----- RECORDED INFORMATION -----

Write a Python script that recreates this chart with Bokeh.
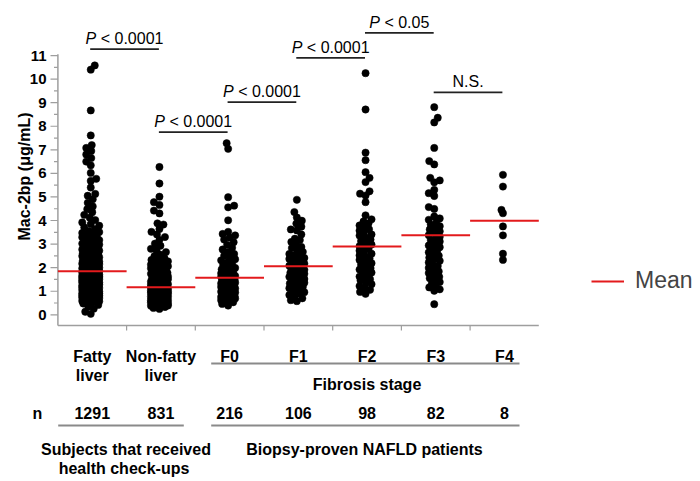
import numpy as np
from bokeh.plotting import figure
from bokeh.models import Legend, LegendItem
from bokeh.core.properties import value
from bokeh.embed import file_html
from bokeh.resources import INLINE

# ---------------- data ----------------
categories = ["Fatty\nliver", "Non-fatty\nliver", "F0", "F1", "F2", "F3", "F4"]
n_labels = ["1291", "831", "216", "106", "98", "82", "8"]
means = [1.85, 1.17, 1.57, 2.06, 2.90, 3.37, 3.99]

fatty_liver = [
    10.58, 10.40, 8.67, 7.61, 7.20, 7.08, 6.95, 6.80, 6.65, 6.50, 6.34, 6.02, 5.77,
    5.68, 5.40, 5.13, 5.05, 4.90, 4.75, 4.60,
    1.42, 0.88, 2.15, 1.67, 0.73, 3.05, 1.21, 1.95, 2.48, 0.61, 1.33, 2.77, 1.08,
    1.84, 3.42, 0.95, 2.02, 1.56, 0.69, 2.34, 1.15, 1.73, 2.91, 0.82, 1.48, 3.78,
    1.27, 2.21, 0.57, 1.62, 2.63, 1.01, 1.89, 3.21, 0.78, 1.39, 2.09, 4.12, 1.18,
    1.77, 2.55, 0.66, 1.52, 2.86, 0.92, 1.99, 3.55, 1.31, 2.42, 0.84, 1.69, 2.27,
    1.05, 3.14, 1.46, 0.71, 2.68, 1.93, 1.24, 3.92, 0.99, 1.58, 2.38, 1.12, 0.53,
    2.05, 1.81, 3.33, 1.36, 2.72, 0.87, 1.64, 2.19, 4.35, 1.02, 1.44, 2.96, 0.76,
    1.91, 2.51, 1.22, 3.63, 0.63, 1.71, 2.13, 1.29, 0.94, 2.82, 1.54, 3.09, 1.87,
    0.81, 2.44, 1.16, 1.61, 3.47, 0.59, 2.24, 1.97, 1.35, 2.59, 0.97, 4.02, 1.75,
    1.09, 2.31, 0.68, 1.51, 3.26, 2.07, 1.41, 0.90, 2.66, 1.79, 1.19, 3.71, 0.75,
    2.17, 1.59, 4.48, 1.04, 2.88, 1.86, 0.56, 1.38, 2.36, 3.17, 1.25, 0.83, 1.66,
    2.53, 4.24, 1.13, 3.85, 2.00,
    1.47, 0.93, 2.26, 1.63, 0.79, 2.98, 1.17, 1.92, 2.43, 0.64, 1.34, 2.71, 1.06,
    1.82, 3.38, 0.91, 2.11, 1.53, 0.72, 2.29, 1.11, 1.76, 2.84, 0.86, 1.43, 3.51,
    1.23, 2.18, 0.58, 1.68, 2.57, 0.98, 1.85, 3.12, 0.74, 1.37, 2.04, 1.14, 1.72,
    2.49, 0.67, 1.55, 2.79, 0.89, 1.96, 3.29, 1.28, 2.39, 0.82, 1.65, 2.23, 1.03,
    3.02, 1.49, 0.77, 2.61, 1.88, 1.26, 0.96, 1.57, 2.33, 1.07, 0.54, 2.01, 1.78,
    1.32, 2.69, 0.85, 1.61, 2.14, 1.00, 1.45, 2.93, 0.73, 1.90, 2.46, 1.20, 0.62,
    1.70, 2.08,
    0.48, 0.42, 0.35, 0.26, 0.13, 0.04,
]
non_fatty_liver = [
    6.27, 5.57, 5.01, 4.78, 4.66, 4.42, 4.30, 3.88, 3.83, 3.64, 3.52, 3.41, 3.30,
    3.18, 3.02, 2.93, 2.80, 2.74, 2.66, 2.55, 2.49, 2.40, 2.33, 2.27, 2.20, 2.13,
    2.06, 2.01, 1.96,
    0.62, 1.05, 0.45, 1.38, 0.83, 1.72, 0.51, 1.16, 0.97, 1.94, 0.68, 1.27, 0.39,
    1.49, 0.88, 2.12, 0.57, 1.09, 0.76, 1.61, 0.33, 1.21, 0.93, 1.83, 0.48, 1.33,
    0.71, 2.25, 0.64, 1.02, 1.44, 0.86, 0.42, 1.56, 0.79, 1.13, 2.03, 0.55, 0.99,
    1.67, 0.73, 1.25, 0.36, 1.89, 0.91, 1.07, 0.59, 1.41, 0.81, 2.35, 0.47, 1.18,
    1.53, 0.66, 0.95, 1.78, 0.29, 1.30, 0.84, 1.11, 0.52, 1.99, 0.74, 1.36, 1.01,
    0.61, 1.63, 0.89, 0.44, 1.23, 0.77, 2.17, 0.69, 1.46, 0.96, 0.54, 1.14, 1.74,
    0.41, 0.87, 1.31, 0.63, 1.58, 1.04, 0.25, 0.78, 1.97, 0.92, 1.19, 0.58,
    0.65, 1.08, 0.47, 1.35, 0.85, 1.69, 0.53, 1.15, 0.99, 0.70, 1.26, 0.40, 1.51,
    0.90, 0.56, 1.06, 0.75, 1.60, 0.34, 1.22, 0.94, 1.80, 0.50, 1.32, 0.72, 0.60,
    1.00, 1.42, 0.82, 0.43, 1.55, 0.80, 1.12, 0.57, 0.97, 1.65, 0.68, 1.20, 0.38,
    0.88,
]
f0 = [
    7.28, 7.04, 4.99, 4.63, 4.56, 4.01, 3.52, 3.43, 3.37, 3.28, 3.19, 3.08, 2.97,
    2.84, 2.77, 2.66, 2.58, 2.51, 2.45, 2.36, 2.31, 2.22, 2.18, 2.11, 2.03, 1.99,
    1.93, 1.88, 1.87, 1.81, 1.76, 1.72, 1.71, 1.65, 1.61, 1.58, 1.55, 1.51, 1.48,
    1.47, 1.42, 1.38, 1.36, 1.33, 1.29, 1.27, 1.24, 1.21, 1.18, 1.17, 1.12, 1.09,
    1.06, 1.04, 1.01, 0.98, 0.96, 0.93, 0.90, 0.88, 0.85, 0.82, 0.79, 0.78, 0.74,
    0.72, 0.69, 0.65, 0.62, 0.57, 0.53, 0.46, 0.39, 1.52, 1.14, 0.87, 1.35, 1.68,
    0.95, 1.23, 0.76, 1.44,
]
f1 = [
    4.88, 4.36, 4.13, 3.99, 3.87, 3.74, 3.62, 3.58, 3.41, 3.23, 3.17, 3.09, 2.96,
    2.88, 2.83, 2.72, 2.67, 2.58, 2.52, 2.46, 2.41, 2.37, 2.30, 2.26, 2.21, 2.17,
    2.12, 2.08, 2.04, 1.99, 1.95, 1.91, 1.86, 1.83, 1.78, 1.74, 1.69, 1.66, 1.61,
    1.57, 1.52, 1.47, 1.44, 1.38, 1.33, 1.29, 1.24, 1.19, 1.13, 1.07, 1.02, 0.96,
    0.90, 0.84, 0.79, 0.70, 0.62, 0.58, 2.03, 1.72, 1.36,
]
f2 = [
    10.25, 8.71, 6.88, 6.56, 6.05, 5.81, 5.63, 5.24, 5.14, 5.06, 4.78, 4.22, 4.05,
    3.96, 3.88, 3.79, 3.72, 3.63, 3.57, 3.49, 3.41, 3.36, 3.28, 3.19, 3.13, 3.05,
    2.98, 2.91, 2.86, 2.79, 2.72, 2.64, 2.59, 2.52, 2.46, 2.39, 2.33, 2.27, 2.19,
    2.12, 2.06, 1.98, 1.92, 1.85, 1.79, 1.73, 1.66, 1.58, 1.51, 1.45, 1.37, 1.30,
    1.22, 1.15, 1.06, 0.97, 0.89, 2.41, 1.62, 1.94,
]
f3 = [
    8.81, 8.36, 8.16, 7.08, 6.52, 6.38, 5.81, 5.70, 5.62, 5.30, 5.16, 5.04, 4.57,
    4.49, 4.17, 4.09, 4.03, 3.91, 3.83, 3.76, 3.71, 3.62, 3.54, 3.47, 3.38, 3.31,
    3.24, 3.17, 3.11, 3.02, 2.94, 2.87, 2.81, 2.73, 2.65, 2.58, 2.51, 2.43, 2.37,
    2.29, 2.22, 2.14, 2.07, 1.99, 1.92, 1.84, 1.77, 1.69, 1.61, 1.55, 1.47, 1.39,
    1.31, 1.24, 1.16, 1.08, 1.02, 0.45,
]
f4 = [5.94, 5.44, 4.45, 4.31, 3.75, 3.37, 2.59, 2.33]
groups = [fatty_liver, non_fatty_liver, f0, f1, f2, f3, f4]

y_ticks = list(range(0, 12))
y_minor_ticks = [t + 0.5 for t in range(11)]

bracket_left = [0, 1, 2, 3, 4, 5]
bracket_right = [1, 2, 3, 4, 5, 6]
bracket_level = [11.27, 7.75, 9.02, 10.90, 11.96, 9.44]
bracket_italic = ["P", "P", "P", "P", "P", ""]
bracket_rest = ["< 0.0001", "< 0.0001", "< 0.0001", "< 0.0001", "< 0.05", "N.S."]

# ---------------- layout helpers (pixel geometry of the page) ----------------
W, H = 700, 478
X0, CW = 57.4, 68.7       # px of the first category edge, px per category
Y0, YS = 314.3, 23.57     # px of value 0, px per unit


def ux(X):
    return (X - X0) / CW


def vy(Y):
    return (Y0 - Y) / YS


FONT = value("Liberation Sans")
AX_COL = "#9e9e9e"
TAB_COL = "#8a8a8a"
RED = "#e31a1c"

CHW = {"P": 0.667, " ": 0.278, "<": 0.584, "0": 0.556, ".": 0.278, "5": 0.556,
       "1": 0.556, "N": 0.722, "S": 0.667}


def text_w(s, size):
    return sum(CHW.get(c, 0.556) for c in s) * size


def swarm(vals, maxw, min_d=5.8):
    vals = np.asarray(vals, float)
    ypx = vals * YS
    order = np.argsort(vals, kind="stable")
    offs = np.zeros(len(vals))
    pxs, pys = [], []
    steps = np.arange(1, int(maxw * 2) + 1) * 0.5
    for n, i in enumerate(order):
        y = ypx[i]
        sgn = 1 if n % 2 == 0 else -1
        cands = [0.0]
        for s in steps:
            if s > maxw:
                break
            cands += [sgn * s, -sgn * s]
        PX, PY = np.array(pxs), np.array(pys)
        if len(PX):
            near = np.abs(PY - y) < min_d
            PX, PY = PX[near], PY[near]
        best, bestd = 0.0, -1.0
        for c in cands:
            if len(PX) == 0:
                best = c
                break
            d = float(np.min(np.hypot(PX - c, PY - y)))
            if d >= min_d:
                best = c
                break
            if d > bestd:
                bestd, best = d, c
        offs[i] = best
        pxs.append(best)
        pys.append(y)
    return offs


p = figure(width=W, height=H, x_range=(ux(0), ux(W)), y_range=(vy(H), vy(0)),
           output_backend="svg", toolbar_location=None, x_axis_type=None,
           y_axis_type=None, min_border=0, title=None)
p.outline_line_color = None
p.background_fill_color = "white"

# ---------------- axes (drawn) ----------------
ybot = vy(325)
p.segment(x0=[0], y0=[ybot], x1=[0], y1=[y_ticks[-1] + 0.05], line_color=AX_COL, line_width=1.5)
p.segment(x0=[0], y0=[ybot], x1=[len(categories)], y1=[ybot], line_color=AX_COL, line_width=1.5)
p.segment(x0=[ux(50)] * len(y_ticks), y0=y_ticks, x1=[0] * len(y_ticks), y1=y_ticks,
          line_color=AX_COL, line_width=1.2)
p.segment(x0=[ux(53.5)] * len(y_minor_ticks), y0=y_minor_ticks, x1=[0] * len(y_minor_ticks),
          y1=y_minor_ticks, line_color=AX_COL, line_width=1.2)
xt = list(range(1, len(categories)))
p.segment(x0=xt, y0=[ybot] * len(xt), x1=xt, y1=[vy(330)] * len(xt), line_color=AX_COL, line_width=1.2)
p.text(x=[ux(46)] * len(y_ticks), y=y_ticks, text=[str(t) for t in y_ticks], text_font=FONT,
       text_font_size="15px", text_font_style="bold", text_align="right", text_baseline="middle",
       text_color="black")
p.text(x=[ux(24)], y=[vy(176)], text=["Mac-2bp (\u03bcg/mL)"], angle=np.pi / 2, text_font=FONT,
       text_font_size="16px", text_font_style="bold", text_align="center", text_baseline="middle",
       text_color="black")

# ---------------- points ----------------
maxws = [8.5, 8.5, 7.0, 7.5, 6.0, 5.5, 1.5]
for gi, (vals, mw) in enumerate(zip(groups, maxws)):
    offs = swarm(vals, mw)
    xs = gi + 0.5 + (offs - 1.5) / CW
    p.scatter(x=xs, y=vals, size=7.3, marker="circle", fill_color="black", line_color="black",
              line_width=0.5)

# ---------------- means ----------------
idx = list(range(len(categories)))
mean_r = p.segment(x0=idx, y0=means, x1=[i + 1 for i in idx], y1=means, line_color=RED, line_width=2)

legend = Legend(items=[LegendItem(label="Mean", renderers=[mean_r])], location=(591, H - 294),
                background_fill_alpha=0, border_line_alpha=0, padding=0, margin=0,
                glyph_width=33, glyph_height=20, label_standoff=11,
                label_text_font="Liberation Sans", label_text_font_size="23px")
p.add_layout(legend)

# ---------------- significance brackets ----------------
for i, j, lev, it, rest in zip(bracket_left, bracket_right, bracket_level, bracket_italic, bracket_rest):
    xa, xb = i + 0.47, j + 0.47
    p.segment(x0=[xa], y0=[lev], x1=[xb], y1=[lev], line_color="#222222", line_width=1.8)
    cx = (xa + xb) / 2
    ty = lev + 10.5 / YS
    if it:
        pre = it + " "
        total = text_w(pre + rest, 16)
        left = cx - total / 2 / CW
        p.text(x=[left], y=[ty], text=[it], text_font=FONT, text_font_size="16px",
               text_font_style="italic", text_align="left", text_baseline="alphabetic",
               text_color="black")
        p.text(x=[left + text_w(pre, 16) / CW], y=[ty], text=[rest], text_font=FONT,
               text_font_size="16px", text_align="left", text_baseline="alphabetic",
               text_color="black")
    else:
        p.text(x=[cx], y=[ty], text=[rest], text_font=FONT, text_font_size="16px",
               text_align="center", text_baseline="alphabetic", text_color="black")

# ---------------- table below the axis ----------------
centers = [i + 0.5 for i in idx]
row1 = [c.split("\n")[0] for c in categories]
row2 = [c.split("\n")[1] if "\n" in c else "" for c in categories]
bold = dict(text_font=FONT, text_font_size="16px", text_font_style="bold", text_align="center",
            text_baseline="alphabetic", text_color="black")
p.text(x=centers, y=[vy(356)] * len(idx), text=row1, **bold)
p.text(x=centers, y=[vy(375)] * len(idx), text=row2, **bold)
p.text(x=centers, y=[vy(412.7)] * len(idx), text=n_labels, **bold)
p.text(x=[ux(37)], y=[vy(412.7)], text=["n"], **bold)
p.text(x=[(centers[2] + centers[6]) / 2], y=[vy(384)], text=["Fibrosis stage"], **bold)
p.text(x=[ux(125.5)], y=[vy(449.3)], text=["Subjects that received"], **bold)
p.text(x=[ux(123.5)], y=[vy(468)], text=["health check-ups"], **bold)
p.text(x=[ux(364)], y=[vy(449.3)], text=["Biopsy-proven NAFLD patients"], **bold)
p.segment(x0=[ux(210.7)], y0=[vy(363)], x1=[ux(519)], y1=[vy(363)], line_color=TAB_COL, line_width=2)
p.segment(x0=[ux(57.7), ux(210.7)], y0=[vy(425)] * 2, x1=[ux(183.3), ux(519)], y1=[vy(425)] * 2,
          line_color=TAB_COL, line_width=2)

open("out.html", "w").write(file_html(p, INLINE))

-----

* [YOUR GOAL]: From the first line of the listing above, repeat every line through the one holding "means = [1.85, 1.17, 1.57, 2.06, 2.90, 3.37, 3.99]". Both ends count, and pictures stay out.

* [WRITTEN SOLUTION]:
Write a Python script that recreates this chart with Bokeh.
import numpy as np
from bokeh.plotting import figure
from bokeh.models import Legend, LegendItem
from bokeh.core.properties import value
from bokeh.embed import file_html
from bokeh.resources import INLINE

# ---------------- data ----------------
categories = ["Fatty\nliver", "Non-fatty\nliver", "F0", "F1", "F2", "F3", "F4"]
n_labels = ["1291", "831", "216", "106", "98", "82", "8"]
means = [1.85, 1.17, 1.57, 2.06, 2.90, 3.37, 3.99]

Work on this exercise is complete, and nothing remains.